En deux saisons et demi, les Potters n'ont toujours pas connu le retour sur investissement espéré.

Presse people et faits divers

C’est que l’ancien prodige a plus souvent fait la Une des magazines people que sportifs, si on exagère un poil. Comme quand il s’est retrouvé au coeur d’une affaire complètement dingue qui faisait de lui le père de trois enfants nés entre le 30 mai et le 17 juillet 2019… mais de trois femmes différentes ! Ou alors quand il est suspendu huit semaines par la fédération anglaise pour usage de drogue “récréative” alors qu’il se morfondait dans la dépression et connaissait des problèmes de poids. Une réputation de bad boy qu’il cultive à son insu depuis le début de sa carrière. «Les gens lisent et entendent parler de moi, mais personne ne sait vraiment qui je suis», avait-il déploré en 2015 dans une interview accordée au Telegraph.

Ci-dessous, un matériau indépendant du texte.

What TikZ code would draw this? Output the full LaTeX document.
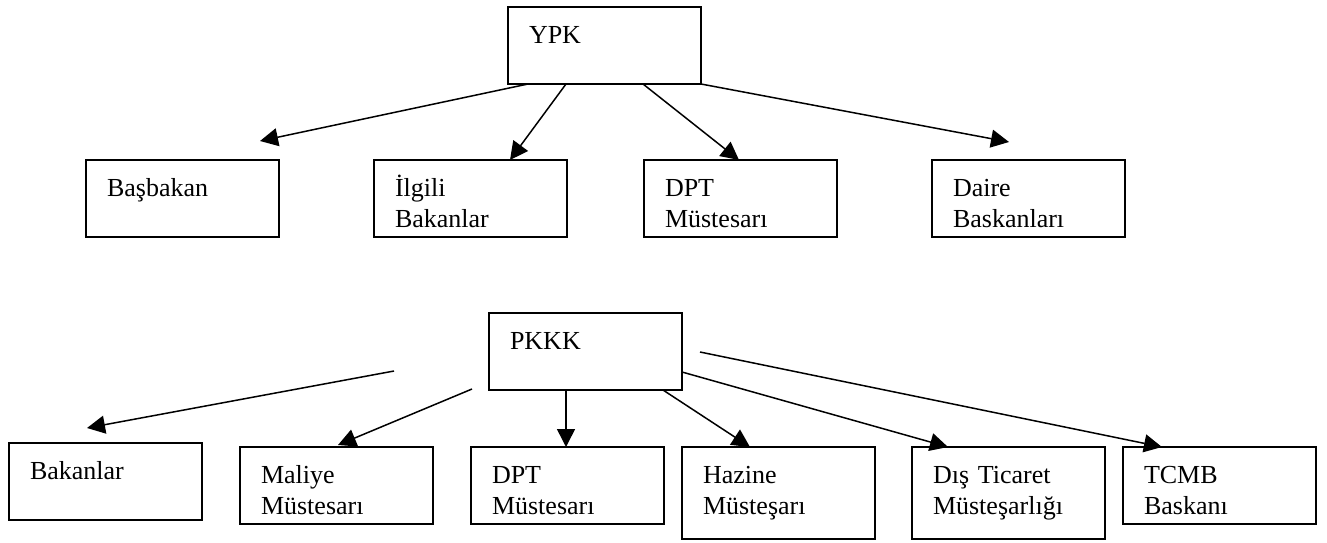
\documentclass[tikz,border=0pt]{standalone}
\usepackage{fontspec}
\setmainfont{Liberation Serif}
\usepackage{tikz}
\usetikzlibrary{positioning, arrows.meta}
\newcommand{\boxlines}[3][5pt]{\rule{0pt}{18pt}#2\\#3\rule[-#1]{0pt}{#1}}

\begin{document}
\begin{tikzpicture}[
  unit/.style={rectangle, draw, line width=0.7pt, anchor=north west,
    align=left, text width=75.5pt, inner xsep=10.5pt, inner ysep=0pt,
    outer sep=0pt, font=\fontsize{13}{15.5}\selectfont},
  flow/.style={-{Triangle[length=9pt, width=9pt]}, line width=0.75pt}
]
  \useasboundingbox (0,0) rectangle (663.5pt,-271pt);

  \node[unit] (ypk) at (254pt,-3.5pt) {\boxlines{YPK}{}};
  \node[unit] (basbakan) at (43pt,-80pt) {\boxlines{Başbakan}{}};
  \node[unit, right=47.5pt of basbakan.north east, anchor=north west] (ilgili) {\boxlines{İlgili}{Bakanlar}};
  \node[unit, right=38.5pt of ilgili.north east, anchor=north west] (dpt) {\boxlines{DPT}{Müstesarı}};
  \node[unit, right=47.5pt of dpt.north east, anchor=north west] (daire) {\boxlines{Daire}{Baskanları}};

  \node[unit] (pkkk) at (244.5pt,-156.5pt) {\boxlines{PKKK}{}};
  \node[unit] (bakanlar) at (4.5pt,-221.5pt) {\boxlines{Bakanlar}{}};
  \node[unit, right=19pt of bakanlar.north east, anchor=north west, yshift=-2pt] (maliye) {\boxlines{Maliye}{Müstesarı}};
  \node[unit, right=19pt of maliye.north east, anchor=north west] (dptpkkk) {\boxlines{DPT}{Müstesarı}};
  \node[unit, right=9pt of dptpkkk.north east, anchor=north west] (hazine) {\boxlines[12.5pt]{Hazine}{Müsteşarı}};
  \node[unit, right=18.5pt of hazine.north east, anchor=north west] (dis) {\boxlines[12.5pt]{Dış Ticaret}{Müsteşarlığı}};
  \node[unit, right=9pt of dis.north east, anchor=north west] (tcmb) {\boxlines{TCMB}{Baskanı}};

  \coordinate (bastip) at ([shift={(87pt,9.5pt)}]basbakan.north west);
  \coordinate (dairetip) at ([shift={(38.5pt,9pt)}]daire.north west);
  \coordinate (baktail) at ([shift={(-47.5pt,9.5pt)}]pkkk.south west);
  \coordinate (baktip) at ([shift={(39pt,7.5pt)}]bakanlar.north west);
  \coordinate (maltail) at ([shift={(-8.5pt,0.5pt)}]pkkk.south west);
  \coordinate (tcmbtail) at ([shift={(9pt,-19.5pt)}]pkkk.north east);

  \draw[flow] ([xshift=10pt]ypk.south west) -- (bastip);
  \draw[flow] ([xshift=29pt]ypk.south west) -- ([xshift=68pt]ilgili.north west);
  \draw[flow] ([xshift=67.5pt]ypk.south west) -- ([xshift=47.5pt]dpt.north west);
  \draw[flow] (ypk.south east) -- (dairetip);

  \draw[flow] (baktail) -- (baktip);
  \draw[flow] (maltail) -- ([shift={(49pt,1pt)}]maliye.north west);
  \draw[flow] ([xshift=38.5pt]pkkk.south west) -- ([xshift=47.5pt]dptpkkk.north west);
  \draw[flow] ([xshift=87pt]pkkk.south west) -- ([xshift=34pt]hazine.north west);
  \draw[flow] ([yshift=9pt]pkkk.south east) -- ([xshift=18pt]dis.north west);
  \draw[flow] (tcmbtail) -- ([xshift=19.5pt]tcmb.north west);
\end{tikzpicture}
\end{document}
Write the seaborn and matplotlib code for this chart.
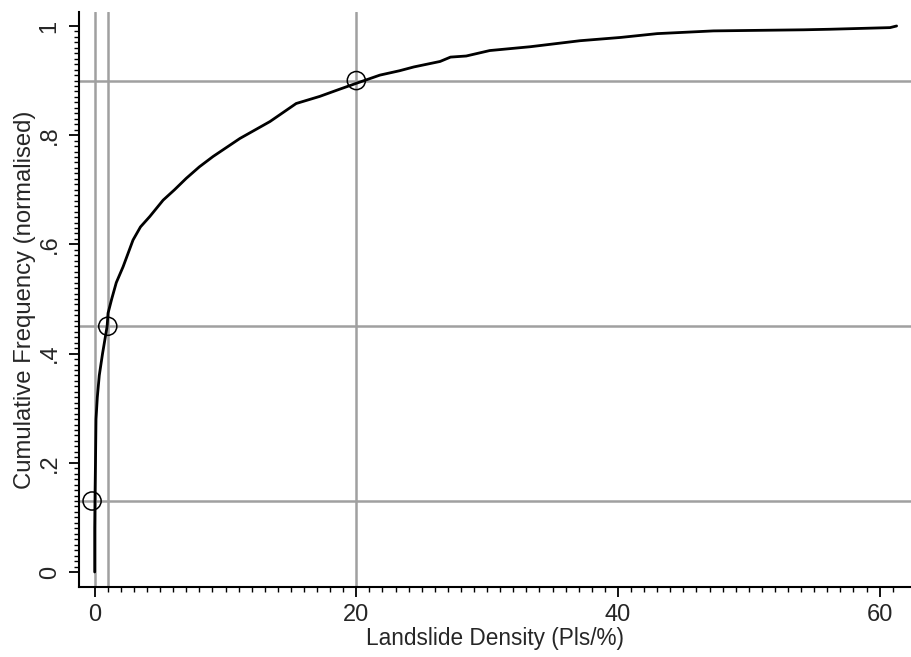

«Les gens lisent et entendent parler de moi, mais personne ne sait vraiment qui je suis»

Comme une hirondelle en pleine tempête

Pas l’idéal pour se préparer à une Coupe d’Afrique des nations. Car oui, six mois plus tôt, en septembre 2018, Berahino répondait enfin favorablement aux sirènes de son pays natal et le sélectionneur Olivier Niyungeko sautait sur l’occasion pour le convoquer pour les éliminatoires de la CAN 2019. Là encore, la pépite écrit son destin singulier en inscrivant le but de l’égalisation contre le Gabon (1-1) lors de sa première sélection. 10 mois plus tard, il retrouve les Hirondelles en Egypte après s’être entretenu physiquement et footballistiquement seul. «Je ne veux plus faire d’erreur, car une carrière passe vite. Il faut s’appeler Cristiano Ronaldo ou Lionel Messi pour durer longtemps. La concurrence est rude», confiait, visiblement apaisé, le néo international burundais sur RFI, le 21 juin dernier.

Il sait que ce retour aux sources l’aidera dans sa quête de rédemption, lui fera retrouver les joies du terrain et découvrir celles de représenter son pays. «La première fois que j’ai joué au Burundi, c’était incroyable. Toute mon enfance remontait à la surface et je pensais à mon père. Je vais tout donner, car j’ai les couleurs du Burundi dans mon cœur», confiait au début de la compétition sur RFI Saido Berahino qui voudra certainement faire un bon tournoi pour tenter de séduire de nouveaux clubs avant la fin de l’été. Et de prendre un nouvel envol.